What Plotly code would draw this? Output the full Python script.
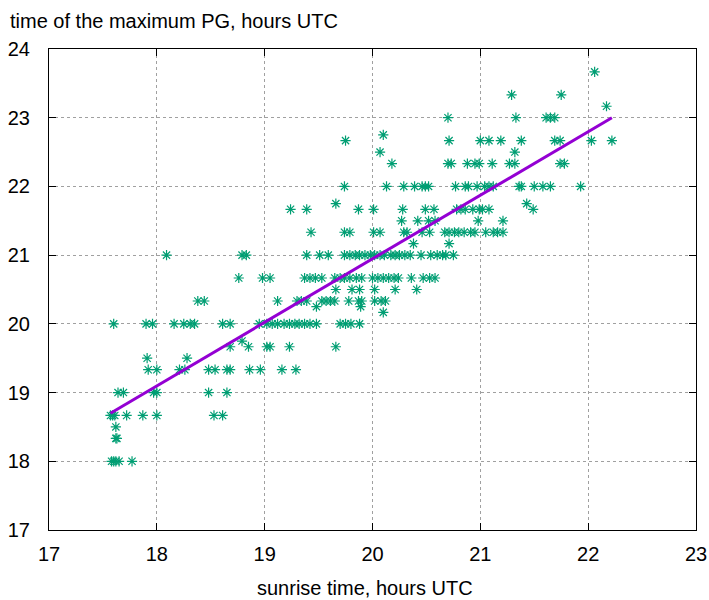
import plotly.graph_objects as go

# Sunrise time (hours UTC) for each day, read row by row (rows = time of maximum PG)
sunrise_utc = [
    17.58, 17.60, 17.62, 17.65, 17.77,                                   # 18.00
    17.62, 17.63,                                                        # 18.33
    17.62,                                                               # 18.50
    17.57, 17.59, 17.61, 17.72, 17.87, 18.00, 18.53, 18.61,              # 18.67
    17.64, 17.69, 17.97, 18.00, 18.48, 18.65,                            # 19.00
    17.92, 18.00, 18.21, 18.26, 18.48, 18.54, 18.65, 18.68, 18.86, 18.96,
    19.16, 19.29,                                                        # 19.33
    17.91, 18.28,                                                        # 19.50
    18.68, 18.85, 19.02, 19.05, 19.23, 19.66,                            # 19.67
    18.79,                                                               # 19.75
    17.60, 17.90, 17.96, 18.16, 18.25, 18.31, 18.35, 18.61, 18.68, 18.95,
    19.02, 19.07, 19.12, 19.18, 19.23, 19.28, 19.32, 19.37, 19.42, 19.48,
    19.70, 19.75, 19.80, 19.88,                                          # 20.00
    20.10,                                                               # 20.17
    19.48, 19.89,                                                        # 20.25
    18.38, 18.44, 19.12, 19.30, 19.34, 19.39, 19.53, 19.57, 19.61, 19.65,
    19.78, 19.87, 19.90, 20.02, 20.08, 20.12,                            # 20.33
    19.66, 19.81, 19.88, 20.02, 20.21, 20.41,                            # 20.50
    18.76, 18.98, 19.05, 19.37, 19.42, 19.47, 19.53, 19.65, 19.70, 19.74,
    19.79, 19.85, 19.90, 20.00, 20.05, 20.10, 20.15, 20.20, 20.24, 20.36,
    20.47, 20.53, 20.58,                                                 # 20.67
    18.09, 18.79, 18.83, 19.39, 19.51, 19.59, 19.74, 19.79, 19.84, 19.88,
    19.93, 19.98, 20.02, 20.07, 20.11, 20.17, 20.21, 20.25, 20.30, 20.35,
    20.45, 20.54, 20.60, 20.65, 20.68, 20.75,                            # 21.00
    20.38, 20.71,                                                        # 21.17
    19.43, 19.74, 19.79, 20.01, 20.07, 20.29, 20.32, 20.46, 20.53, 20.67,
    20.71, 20.76, 20.80, 20.85, 20.91, 20.95, 21.05, 21.12, 21.16, 21.21, # 21.33
    20.27, 20.42, 20.52, 20.58, 20.98, 21.21,                            # 21.50
    19.24, 19.39, 19.87, 20.01, 20.28, 20.49, 20.57, 20.78, 20.82, 20.86,
    20.93, 20.99, 21.02, 21.08, 21.49,                                   # 21.67
    19.66, 21.43,                                                        # 21.75
    19.74, 20.13, 20.29, 20.39, 20.46, 20.49, 20.52, 20.77, 20.86, 20.89,
    20.97, 21.04, 21.08, 21.12, 21.36, 21.38, 21.50, 21.58, 21.65, 21.93, # 22.00
    20.18, 20.70, 20.73, 20.88, 20.95, 20.99, 21.11, 21.27, 21.32, 21.74,
    21.78,                                                               # 22.33
    20.07, 21.32,                                                        # 22.50
    19.75, 20.71, 21.00, 21.08, 21.19, 21.38, 21.69, 21.74, 22.03, 22.22, # 22.67
    20.10,                                                               # 22.75
    20.70, 21.33, 21.61, 21.65, 21.69,                                   # 23.00
    22.17,                                                               # 23.17
    21.29, 21.75,                                                        # 23.33
    22.06,                                                               # 23.67
]

# Time of the maximum PG (hours UTC), same order as sunrise_utc
pg_max_utc = [
    18.0, 18.0, 18.0, 18.0, 18.0,
    18.333, 18.333,
    18.5,
    18.667, 18.667, 18.667, 18.667, 18.667, 18.667, 18.667, 18.667,
    19.0, 19.0, 19.0, 19.0, 19.0, 19.0,
    19.333, 19.333, 19.333, 19.333, 19.333, 19.333, 19.333, 19.333, 19.333, 19.333,
    19.333, 19.333,
    19.5, 19.5,
    19.667, 19.667, 19.667, 19.667, 19.667, 19.667,
    19.75,
    20.0, 20.0, 20.0, 20.0, 20.0, 20.0, 20.0, 20.0, 20.0, 20.0,
    20.0, 20.0, 20.0, 20.0, 20.0, 20.0, 20.0, 20.0, 20.0, 20.0,
    20.0, 20.0, 20.0, 20.0,
    20.167,
    20.25, 20.25,
    20.333, 20.333, 20.333, 20.333, 20.333, 20.333, 20.333, 20.333, 20.333, 20.333,
    20.333, 20.333, 20.333, 20.333, 20.333, 20.333,
    20.5, 20.5, 20.5, 20.5, 20.5, 20.5,
    20.667, 20.667, 20.667, 20.667, 20.667, 20.667, 20.667, 20.667, 20.667, 20.667,
    20.667, 20.667, 20.667, 20.667, 20.667, 20.667, 20.667, 20.667, 20.667, 20.667,
    20.667, 20.667, 20.667,
    21.0, 21.0, 21.0, 21.0, 21.0, 21.0, 21.0, 21.0, 21.0, 21.0,
    21.0, 21.0, 21.0, 21.0, 21.0, 21.0, 21.0, 21.0, 21.0, 21.0,
    21.0, 21.0, 21.0, 21.0, 21.0, 21.0,
    21.167, 21.167,
    21.333, 21.333, 21.333, 21.333, 21.333, 21.333, 21.333, 21.333, 21.333, 21.333,
    21.333, 21.333, 21.333, 21.333, 21.333, 21.333, 21.333, 21.333, 21.333, 21.333,
    21.5, 21.5, 21.5, 21.5, 21.5, 21.5,
    21.667, 21.667, 21.667, 21.667, 21.667, 21.667, 21.667, 21.667, 21.667, 21.667,
    21.667, 21.667, 21.667, 21.667, 21.667,
    21.75, 21.75,
    22.0, 22.0, 22.0, 22.0, 22.0, 22.0, 22.0, 22.0, 22.0, 22.0,
    22.0, 22.0, 22.0, 22.0, 22.0, 22.0, 22.0, 22.0, 22.0, 22.0,
    22.333, 22.333, 22.333, 22.333, 22.333, 22.333, 22.333, 22.333, 22.333, 22.333,
    22.333,
    22.5, 22.5,
    22.667, 22.667, 22.667, 22.667, 22.667, 22.667, 22.667, 22.667, 22.667, 22.667,
    22.75,
    23.0, 23.0, 23.0, 23.0, 23.0,
    23.167,
    23.333, 23.333,
    23.667,
]

# Linear fit line (end points of the regression over the data range)
fit_x = [17.57, 22.22]
fit_y = [18.70, 23.00]

x_ticks = [17, 18, 19, 20, 21, 22, 23]
y_ticks = [17, 18, 19, 20, 21, 22, 23, 24]

y_title = "time of the maximum PG, hours UTC"
x_title = "sunrise time, hours UTC"

FONT = "Liberation Sans, Arial, Helvetica, sans-serif"

fig = go.Figure()
fig.add_trace(go.Scatter(
    x=sunrise_utc, y=pg_max_utc, mode="markers",
    marker=dict(symbol="asterisk-open", size=8.5, color="#009e73",
                line=dict(color="#009e73", width=1.2)),
    hoverinfo="x+y",
))
fig.add_trace(go.Scatter(
    x=fit_x, y=fit_y, mode="lines",
    line=dict(color="#9400d3", width=3),
))

axis_common = dict(
    ticks="inside", ticklen=7, tickwidth=1, tickcolor="black",
    showline=True, linecolor="black", linewidth=1, mirror="ticks",
    showgrid=True, gridcolor="#a0a0a0", gridwidth=1, griddash="dot",
    zeroline=False, automargin=False,
    tickfont=dict(family=FONT, size=20, color="black"),
)

fig.update_layout(
    width=709, height=600,
    margin=dict(l=49, r=13, t=49, b=70),
    paper_bgcolor="white", plot_bgcolor="white",
    font=dict(family=FONT, size=20, color="black"),
    showlegend=False,
    xaxis=dict(range=[17, 23], tickvals=x_ticks, ticklabelstandoff=6, **axis_common),
    yaxis=dict(range=[17, 24], tickvals=y_ticks, ticklabelstandoff=14, **axis_common),
    annotations=[
        dict(text=y_title, xref="paper", yref="paper", x=0, y=1, xanchor="left",
             yanchor="middle", xshift=-41, yshift=28, showarrow=False,
             font=dict(family=FONT, size=20, color="black")),
        dict(text=x_title, xref="paper", yref="paper", x=0.489, y=0, xanchor="center",
             yanchor="middle", yshift=-58, showarrow=False,
             font=dict(family=FONT, size=20, color="black")),
    ],
)

# Remove the default page margin so the 709x600 figure fills the window exactly
fig.write_html("out.html", config={"displayModeBar": False},
               post_script="document.body.style.margin='0';")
__________________________________________________
CHALLENGE: Repeat the lines above, starting at the first and stopping after the line that holds "import plotly.graph_objects as go", with the pictures left out.

EXERCISE SOLUTION:
What Plotly code would draw this? Output the full Python script.
import plotly.graph_objects as go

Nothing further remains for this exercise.